邱小麦感觉憋闷,胸腔里好像堵满了湿重棉絮,她忍不住嘶叫。她一次次地用力,却收效甚微,孩子好像就是不愿出来。
“针头什么时候掉了?”一个护士重新给邱小麦右手上扎上针,注入催产素。
医生和护士不知道在说些什么,邱小麦觉得自己就快要死了,她浑身早已湿透,她不想用力了,她没力气了!
“她的产道很好,早该生出来了,就是不会用力!”
很快,有一个人站在她的身边,她的胳膊放到了邱小麦的腹部,她在挤压……
“哗啦”一下,邱小麦整个人就像一只被放了气的皮球,她瘫软在产床上……
一个女孩,被医生在屁股上拍了一巴掌后,开始发出嘹亮的哭声!
邱小麦被护士推出产房,在门口看到母亲邱二嫂时,泪水奔涌而出。
邱小麦产后得了轻度抑郁症!
最初是不让公婆抱孩子,照顾婴儿邱小麦全部包揽,喂水喂奶换尿布她亲力亲为。邱小麦不让别人做些事,怕水温掌控不好,怕尿布垫得不平整,即使是赵成功,她也只是让他当下手。有一次赵成功看孩子嘴唇有些干,喂了一些水,结果被邱小麦怒斥了一顿,说他奶瓶拿的太高,呛着孩子,知道不知道后果有多严重!

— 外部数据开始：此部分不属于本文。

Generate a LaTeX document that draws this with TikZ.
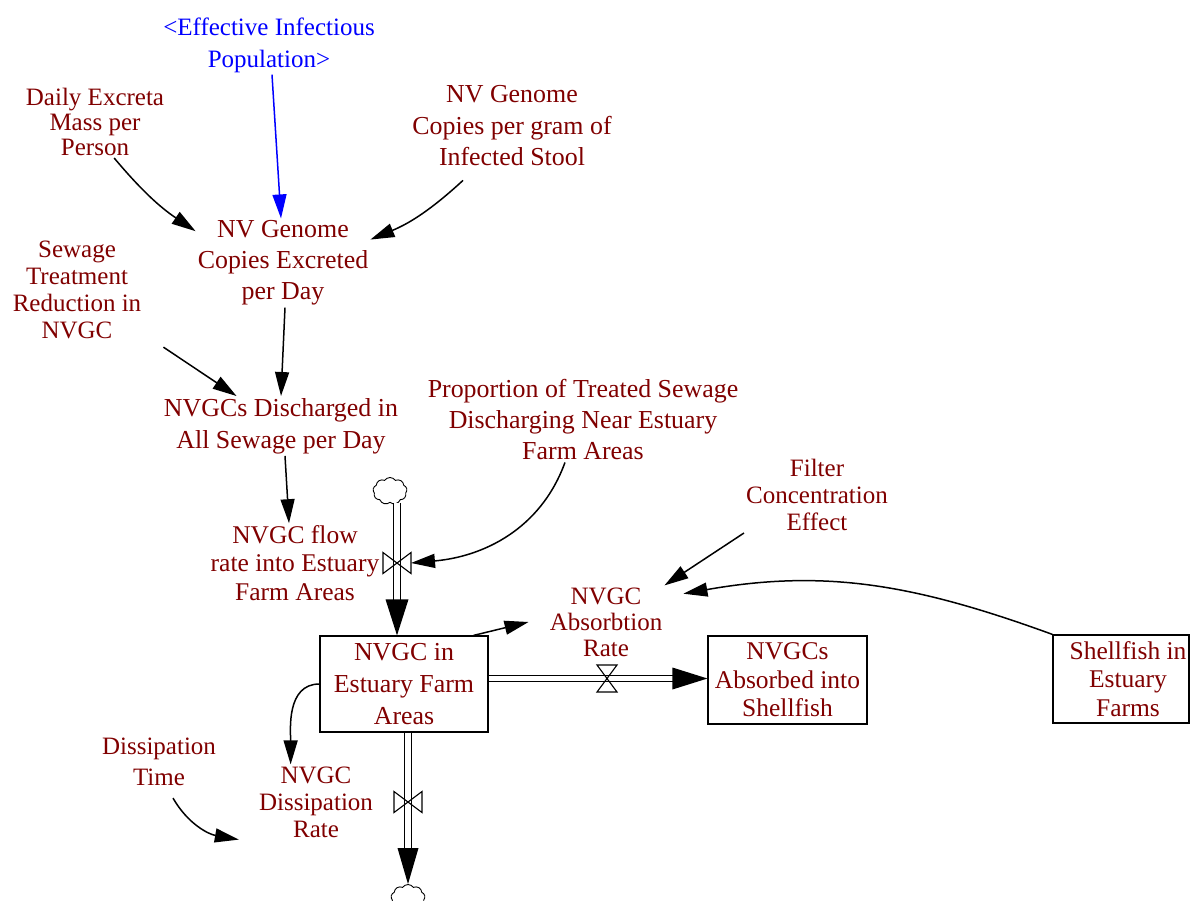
\documentclass[tikz,border=0pt]{standalone}
\usepackage{fontspec}
\setmainfont{Liberation Serif}
\usetikzlibrary{arrows.meta,shapes.symbols,calc}
\definecolor{vred}{RGB}{128,0,0}
\definecolor{vblue}{RGB}{0,0,255}
\begin{document}
\begin{tikzpicture}[x=1pt,y=1pt,
  lbl/.style={align=center, text=vred, inner sep=2pt, font=\fontsize{25}{#1}\selectfont},
  lbl/.default=30,
  big/.style={font=\fontsize{25.9}{#1}\selectfont},
  mid/.style={font=\fontsize{25.5}{#1}\selectfont},
  stock/.style={draw, line width=1.2pt, align=center, text=vred, inner sep=2pt},
  conn/.style={line width=1.5pt, -{Triangle[length=24pt,width=14pt]}},
  pipe/.style={double, double distance=5.5pt, line width=1.2pt},
  valvebox/.style={inner sep=0pt, outer sep=0pt},
  valveline/.style={line width=1.1pt},
  source/.style={cloud, cloud puffs=9, cloud puff arc=110, cloud ignores aspect,
                 draw, line width=0.9pt, minimum width=34pt, minimum height=27pt, inner sep=0pt}]
\useasboundingbox (0,0) rectangle (1190,-901);

% auxiliaries and constants
\node[lbl=32, text=vblue] (eff) at (269,-45) {<Effective Infectious\\Population>};
\node[lbl=25] (daily) at (95,-122) {Daily Excreta\\Mass per\\Person};
\node[lbl, big=31.5] (stool) at (512,-126) {NV Genome\\Copies per gram of\\Infected Stool};
\node[lbl, big=31] (excreted) at (283,-263) {NV Genome\\Copies Excreted\\per Day};
\node[lbl=27] (sewage) at (77,-290) {Sewage\\Treatment\\Reduction in\\NVGC};
\node[lbl, big=32] (discharged) at (281,-426) {NVGCs Discharged in\\All Sewage per Day};
\node[lbl, big=31] (proportion) at (583,-420) {Proportion of Treated Sewage\\Discharging Near Estuary\\Farm Areas};
\node[lbl, mid=28.5] (flowrate) at (295,-563) {NVGC flow\\rate into Estuary\\Farm Areas};
\node[lbl=27] (filter) at (817,-495) {Filter\\Concentration\\Effect};
\node[lbl=26] (absorb) at (606,-622) {NVGC\\Absorbtion\\Rate};
\node[lbl=31] (disstime) at (159,-762) {Dissipation\\Time};
\node[lbl=27] (dissrate) at (316,-802) {NVGC\\Dissipation\\Rate};

% stocks
\node[stock, big=32, minimum width=168pt, minimum height=96pt] (box1) at (404,-684) {NVGC in\\Estuary Farm\\Areas};
\node[stock, mid=28.5, minimum width=159pt, minimum height=88pt] (box2) at (787.5,-680) {NVGCs\\Absorbed into\\Shellfish};
\node[stock, mid=28.5, minimum width=136pt, minimum height=88pt] (box3) at (1121,-679)
  {\hspace*{14pt}Shellfish in\\\hspace*{14pt}Estuary\\\hspace*{14pt}Farms};

% sources and sinks
\node[source] (c1) at (390,-491) {};
\node[source] (c2) at (408,-898) {};

% valves
\node[valvebox, minimum width=28pt, minimum height=21pt] (v1) at (397,-563) {};
\node[valvebox, minimum width=20pt, minimum height=27pt] (v2) at (607,-678.5) {};
\node[valvebox, minimum width=28pt, minimum height=21pt] (v3) at (408,-802) {};

% flow pipes
\draw[pipe, shorten >=34pt] (v1 |- c1.south) -- (v1 |- box1.north);
\fill (v1 |- box1.north) -- ++(-11.5,36) -- ++(23,0) -- cycle;
\draw[pipe, shorten >=34pt] (box1.east |- v2) -- (box2.west |- v2);
\fill (box2.west |- v2) -- ++(-35,11) -- ++(0,-22) -- cycle;
\draw[pipe, shorten >=36pt] (v3 |- box1.south) -- (v3 |- c2.north);
\fill (v3 |- c2.north) -- ++(-10.5,36) -- ++(21,0) -- cycle;

\draw[valveline] (v1.north west) -- (v1.south east) -- (v1.north east) -- (v1.south west) -- cycle;
\draw[valveline] (v2.north west) -- (v2.north east) -- (v2.south west) -- (v2.south east) -- cycle;
\draw[valveline] (v3.north west) -- (v3.south east) -- (v3.north east) -- (v3.south west) -- cycle;

% causal links
\draw[conn, vblue] ([xshift=3pt]eff.south) -- ([xshift=-2pt]excreted.north);
\draw[conn] (daily.-62) to[bend right=8] (excreted.160);
\draw[conn] ([shift={(-49,-12)}]stool.south) to[bend left=10] (excreted.15);
\draw[conn] ([xshift=2pt]excreted.south) -- (discharged.north);
\draw[conn] ([shift={(20,-6)}]sewage.south east) -- (discharged.146);
\draw[conn] ([xshift=4pt]discharged.south) -- ([xshift=-6pt]flowrate.north);
\draw[conn] (proportion.-113) to[out=-110, in=5] (v1.east);
\draw[conn] (filter.south west) -- (absorb.north east);
\draw[conn] (box3.north west) to[out=160, in=10] ([shift={(19,7)}]absorb.20);
\draw[conn] ([xshift=-15pt]box1.north east) -- ([xshift=-19pt]absorb.west);
\draw[conn] (box1.west) to[out=180, in=90] (dissrate.124);
\draw[conn] ([shift={(14,-10)}]disstime.south) to[out=-60, in=170] ([xshift=-18pt]dissrate.south west);
\end{tikzpicture}
\end{document}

后来,邱小麦在没人的时候,就经常抱着孩子哭。她很难过,生产过后,她有种被世界遗弃的感觉,特别是赵成功去上班不在她身边的时候,她经常萌生“活着没有意义”的想法。孩子睡着时,她又焦虑难安,总是紧张地伏在孩子胸前,直到听到孩子均匀的呼吸和小心脏有节奏的跳动声,她才长舒了一口气。

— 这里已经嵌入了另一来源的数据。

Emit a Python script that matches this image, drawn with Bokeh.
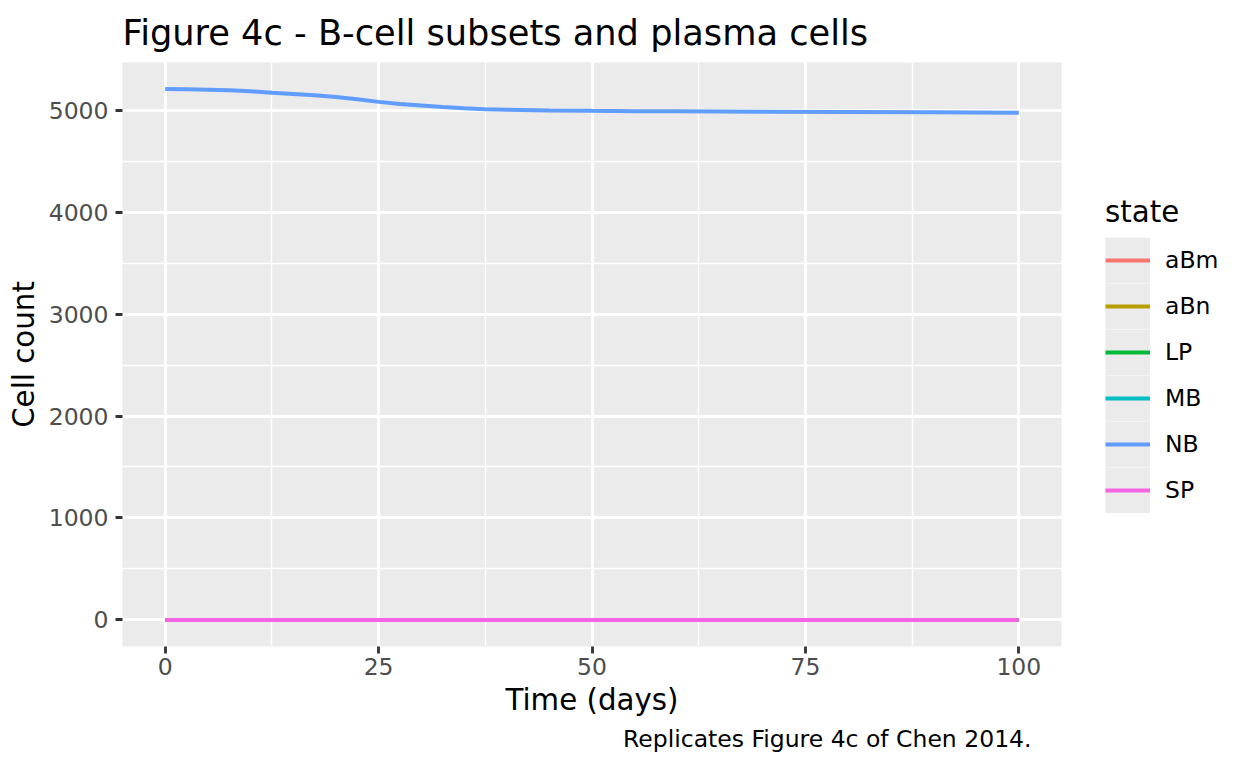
import numpy as np
from bokeh.plotting import figure
from bokeh.models import Range1d, FixedTicker, Legend, LegendItem, ColumnDataSource, Title
from bokeh.embed import file_html
from bokeh.resources import INLINE

# ---- data ----
time_days = [0, 2.5, 5, 7.5, 10, 12.5, 15, 17.5, 20, 22.5, 25, 27.5, 30, 32.5,
             35, 37.5, 40, 45, 50, 55, 60, 70, 80, 90, 100]
NB = [5205, 5204, 5200, 5193, 5183, 5170, 5158, 5145, 5128, 5105, 5080, 5060,
      5045, 5030, 5017, 5008, 5002, 4996, 4992, 4989, 4987, 4983, 4980, 4977, 4974]
aBm = [0, 0, 0, 0, 0, 0, 0, 0, 0, 0, 0, 0, 0, 0, 0, 0, 0, 0, 0, 0, 0, 0, 0, 0, 0]
aBn = [0, 0, 0, 0, 0, 0, 0, 0, 0, 0, 0, 0, 0, 0, 0, 0, 0, 0, 0, 0, 0, 0, 0, 0, 0]
LP = [0, 0, 0, 0, 0, 0, 0, 0, 0, 0, 0, 0, 0, 0, 0, 0, 0, 0, 0, 0, 0, 0, 0, 0, 0]
MB = [0, 0, 0, 0, 0, 0, 0, 0, 0, 0, 0, 0, 0, 0, 0, 0, 0, 0, 0, 0, 0, 0, 0, 0, 0]
SP = [0, 0, 0, 0, 0, 0, 0, 0, 0, 0, 0, 0, 0, 0, 0, 0, 0, 0, 0, 0, 0, 0, 0, 0, 0]

states = ["aBm", "aBn", "LP", "MB", "NB", "SP"]
series = [aBm, aBn, LP, MB, NB, SP]
colors = ["#F8766D", "#B79F00", "#00BA38", "#00BFC4", "#619CFF", "#F564E3"]

x_ticks = [0, 25, 50, 75, 100]
x_minor = [12.5, 37.5, 62.5, 87.5]
y_ticks = [0, 1000, 2000, 3000, 4000, 5000]
y_minor = [500, 1500, 2500, 3500, 4500]

FONT = "DejaVu Sans"

p = figure(width=1248, height=768, frame_width=939, frame_height=584,
           x_range=Range1d(-5, 105), y_range=Range1d(-260, 5466),
           output_backend="svg", toolbar_location=None,
           min_border_left=122, min_border_top=62, min_border_bottom=10,
           min_border_right=10,
           background_fill_color="#EBEBEB", border_fill_color="white",
           outline_line_color=None,
           title="Figure 4c - B-cell subsets and plasma cells")

p.title.text_font = FONT
p.title.text_font_size = "35.2px"
p.title.text_font_style = "normal"
p.title.text_color = "black"
p.title.align = "left"
p.title.standoff = 19

# axes
p.xaxis.ticker = FixedTicker(ticks=x_ticks, minor_ticks=x_minor)
p.yaxis.ticker = FixedTicker(ticks=y_ticks, minor_ticks=y_minor)
for ax in (p.xaxis, p.yaxis):
    ax.axis_line_color = None
    ax.major_tick_in = 0
    ax.major_tick_out = 7
    ax.major_tick_line_color = "#333333"
    ax.major_tick_line_width = 2.8
    ax.minor_tick_line_color = None
    ax.major_label_text_font = FONT
    ax.major_label_text_font_size = "23.5px"
    ax.major_label_text_color = "#4D4D4D"
    ax.axis_label_text_font = FONT
    ax.axis_label_text_font_size = "29.3px"
    ax.axis_label_text_font_style = "normal"
    ax.axis_label_text_color = "black"
p.xaxis.axis_label = "Time (days)"
p.yaxis.axis_label = "Cell count"
p.xaxis.major_label_standoff = 4
p.yaxis.major_label_standoff = 7
p.xaxis.axis_label_standoff = 5
p.yaxis.axis_label_standoff = 5

p.grid.grid_line_color = "white"
p.grid.grid_line_width = 2.8
p.grid.minor_grid_line_color = "white"
p.grid.minor_grid_line_width = 1.4

# legend key background (gray box behind each key); its single row is NaN, so
# it draws nothing in the panel and only paints the legend key boxes
key_bg = p.rect(x="x", y="y", width=1, height=1,
                source=ColumnDataSource(data=dict(x=np.array([np.nan]), y=np.array([np.nan]))),
                fill_color="#EBEBEB", line_color="#EBEBEB",
                line_width=9.2, line_join="miter")

items = []
for name, vals, col in zip(states, series, colors):
    src = ColumnDataSource(data=dict(t=time_days, v=vals))
    r = p.line(x="t", y="v", source=src, line_color=col, line_width=4)
    items.append(LegendItem(label=name, renderers=[key_bg, r]))

legend = Legend(items=items, location=(44, 133),
                title="state", title_text_font=FONT, title_text_font_size="29.3px",
                title_text_font_style="normal",
                title_text_color="black", title_standoff=8,
                label_text_font=FONT, label_text_font_size="23.5px",
                label_text_color="black", label_standoff=15,
                glyph_width=45, glyph_height=46, label_height=46, spacing=0,
                padding=0, margin=0, border_line_color=None,
                background_fill_color="white", background_fill_alpha=1.0)
p.add_layout(legend, "right")

caption = Title(text="Replicates Figure 4c of Chen 2014.", align="right",
                text_font=FONT, text_font_size="23.5px", text_font_style="normal",
                text_color="black", offset=30, standoff=7)
p.add_layout(caption, "below")

open("out.html", "w").write(file_html(p, INLINE))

婆婆张华看着儿媳妇整天不给她好脸,除了给邱小麦送饭,拿孩子换洗的尿布进出邱小麦的卧室,其它时候要不待在客厅看电视,或者出去找邻居聊天。月子里,邱小麦看见自己这个笨手笨脚的婆婆就来气——她有一次给孩子换张华洗过的尿布,上面赫然留有黄绿色的污迹!她赌气让赵成功叫她母亲走,要自己洗。赵成功好说歹说,告诉她说产妇月子里不能沾凉水,会留下终生毛病的,邱小麦这才没有坚持。邱二嫂来探视她的时候,也告诉她坐月子不能受凉。邱建国年龄越大越离不开邱二嫂,喝醉后更甚之,一眼看不到邱二嫂,他就开始嚎叫。邱小麦不敢请母亲来照顾自己,她知道母亲到哪里,醉酒的父亲就会追闹哪里。
好在有赵成功体贴入微的照料,孩子满月后,邱小麦的抑郁开始好转,逐渐恢复了正常。